§ **Exercise input**
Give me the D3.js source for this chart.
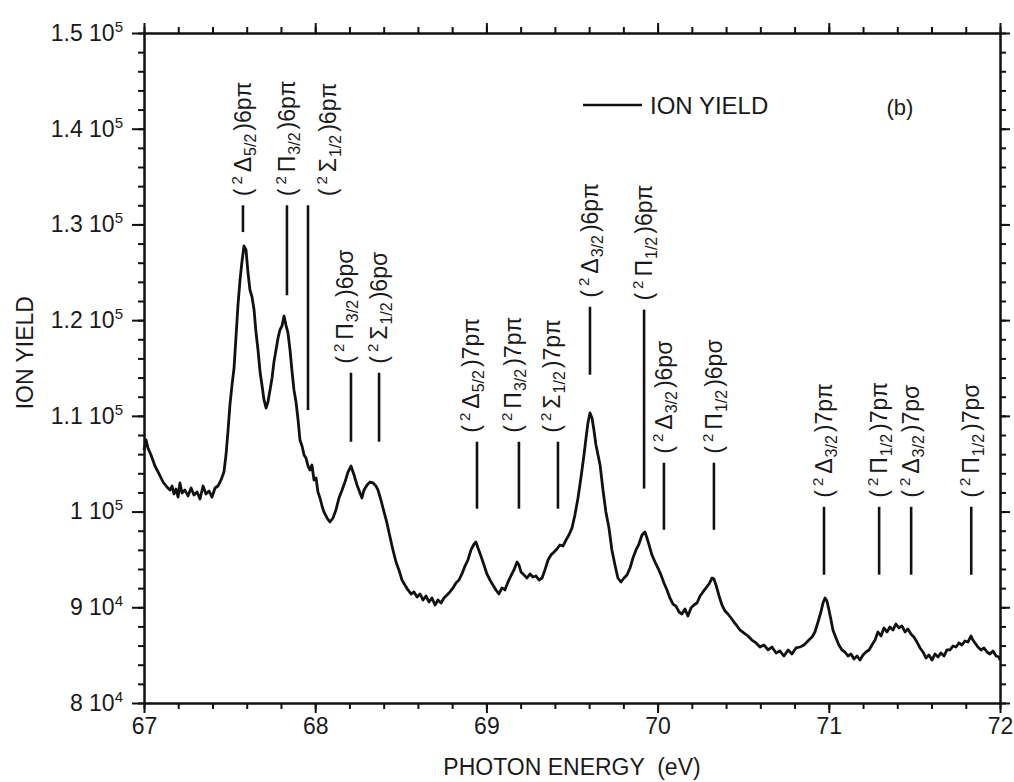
==
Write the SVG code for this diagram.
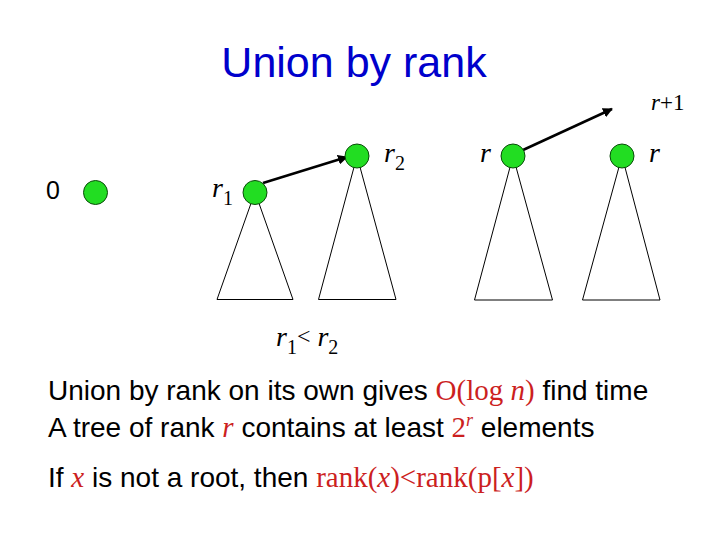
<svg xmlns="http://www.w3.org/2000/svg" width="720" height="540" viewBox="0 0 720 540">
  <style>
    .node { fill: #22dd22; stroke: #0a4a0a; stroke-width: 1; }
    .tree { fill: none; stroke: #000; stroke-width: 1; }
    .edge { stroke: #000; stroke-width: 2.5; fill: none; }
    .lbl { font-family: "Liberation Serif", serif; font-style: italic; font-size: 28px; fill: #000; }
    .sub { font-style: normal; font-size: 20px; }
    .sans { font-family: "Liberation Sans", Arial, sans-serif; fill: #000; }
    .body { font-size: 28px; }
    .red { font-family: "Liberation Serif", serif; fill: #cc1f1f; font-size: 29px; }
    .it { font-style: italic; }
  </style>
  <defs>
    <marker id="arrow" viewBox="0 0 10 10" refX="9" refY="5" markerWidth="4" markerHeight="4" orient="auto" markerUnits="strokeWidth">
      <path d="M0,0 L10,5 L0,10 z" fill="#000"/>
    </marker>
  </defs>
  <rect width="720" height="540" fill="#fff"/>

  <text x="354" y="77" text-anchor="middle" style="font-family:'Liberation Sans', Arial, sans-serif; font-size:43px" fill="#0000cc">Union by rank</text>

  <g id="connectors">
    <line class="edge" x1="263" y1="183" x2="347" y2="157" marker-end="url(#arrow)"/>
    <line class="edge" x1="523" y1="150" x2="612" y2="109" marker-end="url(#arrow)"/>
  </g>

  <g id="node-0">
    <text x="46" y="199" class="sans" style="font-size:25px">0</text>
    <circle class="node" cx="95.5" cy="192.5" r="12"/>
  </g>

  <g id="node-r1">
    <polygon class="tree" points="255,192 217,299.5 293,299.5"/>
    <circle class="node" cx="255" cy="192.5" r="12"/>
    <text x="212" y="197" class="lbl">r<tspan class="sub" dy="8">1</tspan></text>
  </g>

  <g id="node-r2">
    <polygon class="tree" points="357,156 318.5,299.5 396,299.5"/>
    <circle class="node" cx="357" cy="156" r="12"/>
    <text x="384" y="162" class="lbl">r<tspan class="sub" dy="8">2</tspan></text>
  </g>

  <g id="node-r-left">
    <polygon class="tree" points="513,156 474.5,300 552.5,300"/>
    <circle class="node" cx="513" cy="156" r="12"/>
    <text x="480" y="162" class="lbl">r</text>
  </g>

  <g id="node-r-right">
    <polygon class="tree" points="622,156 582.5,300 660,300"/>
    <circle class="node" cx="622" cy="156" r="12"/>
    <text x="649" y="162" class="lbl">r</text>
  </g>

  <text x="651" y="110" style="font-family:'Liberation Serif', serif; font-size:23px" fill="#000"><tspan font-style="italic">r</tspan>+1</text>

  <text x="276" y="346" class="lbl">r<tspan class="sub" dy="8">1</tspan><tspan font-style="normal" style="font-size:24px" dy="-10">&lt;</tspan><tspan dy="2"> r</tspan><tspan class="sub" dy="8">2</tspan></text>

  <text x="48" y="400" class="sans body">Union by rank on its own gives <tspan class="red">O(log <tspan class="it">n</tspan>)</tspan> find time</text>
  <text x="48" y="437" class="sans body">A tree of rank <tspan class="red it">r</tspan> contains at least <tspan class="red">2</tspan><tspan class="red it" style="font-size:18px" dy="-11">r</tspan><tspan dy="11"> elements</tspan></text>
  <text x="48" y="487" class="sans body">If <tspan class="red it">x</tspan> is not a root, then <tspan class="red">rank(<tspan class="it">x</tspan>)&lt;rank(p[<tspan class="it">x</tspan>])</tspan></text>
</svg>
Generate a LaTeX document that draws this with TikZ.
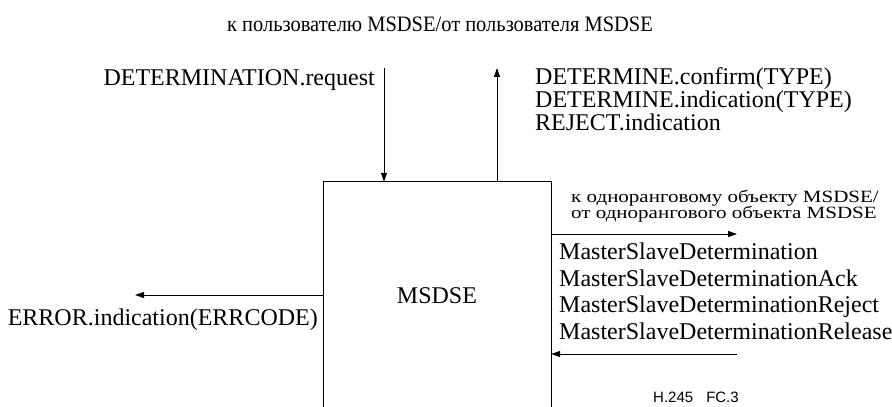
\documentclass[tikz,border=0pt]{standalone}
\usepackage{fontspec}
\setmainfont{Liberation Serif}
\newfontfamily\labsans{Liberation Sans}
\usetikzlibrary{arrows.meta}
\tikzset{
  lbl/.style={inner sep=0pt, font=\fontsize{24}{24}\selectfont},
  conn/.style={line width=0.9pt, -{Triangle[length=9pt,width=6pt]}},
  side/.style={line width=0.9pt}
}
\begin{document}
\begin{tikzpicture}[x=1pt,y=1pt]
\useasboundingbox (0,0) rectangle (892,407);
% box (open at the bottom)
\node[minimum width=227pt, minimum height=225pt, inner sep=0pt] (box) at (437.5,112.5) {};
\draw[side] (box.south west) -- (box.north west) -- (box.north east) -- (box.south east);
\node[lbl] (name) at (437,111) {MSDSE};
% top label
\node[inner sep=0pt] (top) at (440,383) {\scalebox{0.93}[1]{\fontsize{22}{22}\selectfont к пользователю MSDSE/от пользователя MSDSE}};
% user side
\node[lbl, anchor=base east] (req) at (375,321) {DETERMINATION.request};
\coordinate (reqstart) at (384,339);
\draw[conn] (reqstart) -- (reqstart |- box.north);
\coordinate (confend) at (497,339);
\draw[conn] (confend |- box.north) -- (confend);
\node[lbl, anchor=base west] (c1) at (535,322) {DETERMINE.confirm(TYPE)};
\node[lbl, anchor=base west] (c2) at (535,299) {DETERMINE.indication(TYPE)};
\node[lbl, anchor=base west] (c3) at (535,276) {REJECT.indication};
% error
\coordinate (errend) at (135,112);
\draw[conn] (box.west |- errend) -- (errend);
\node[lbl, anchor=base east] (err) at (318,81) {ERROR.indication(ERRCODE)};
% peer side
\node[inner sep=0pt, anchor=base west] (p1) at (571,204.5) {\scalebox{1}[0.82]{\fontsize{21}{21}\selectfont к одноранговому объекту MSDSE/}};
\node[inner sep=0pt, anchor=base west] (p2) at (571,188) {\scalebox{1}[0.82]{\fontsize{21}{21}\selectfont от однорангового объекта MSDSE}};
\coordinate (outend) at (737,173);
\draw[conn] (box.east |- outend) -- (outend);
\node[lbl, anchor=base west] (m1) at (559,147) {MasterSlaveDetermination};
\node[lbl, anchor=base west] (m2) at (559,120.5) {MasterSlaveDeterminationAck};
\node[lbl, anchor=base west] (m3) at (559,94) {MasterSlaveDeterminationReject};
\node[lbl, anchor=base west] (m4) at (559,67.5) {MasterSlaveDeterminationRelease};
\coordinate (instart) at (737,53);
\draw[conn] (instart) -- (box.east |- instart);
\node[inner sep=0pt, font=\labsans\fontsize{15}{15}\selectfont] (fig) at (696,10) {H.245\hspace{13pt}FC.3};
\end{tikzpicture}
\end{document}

§ **Exercise task**
From the data above, copy each line that holds "this".

§ **Solution below**
Give me the D3.js source for this chart.
Write the SVG code for this diagram.
Generate a LaTeX document that draws this with TikZ.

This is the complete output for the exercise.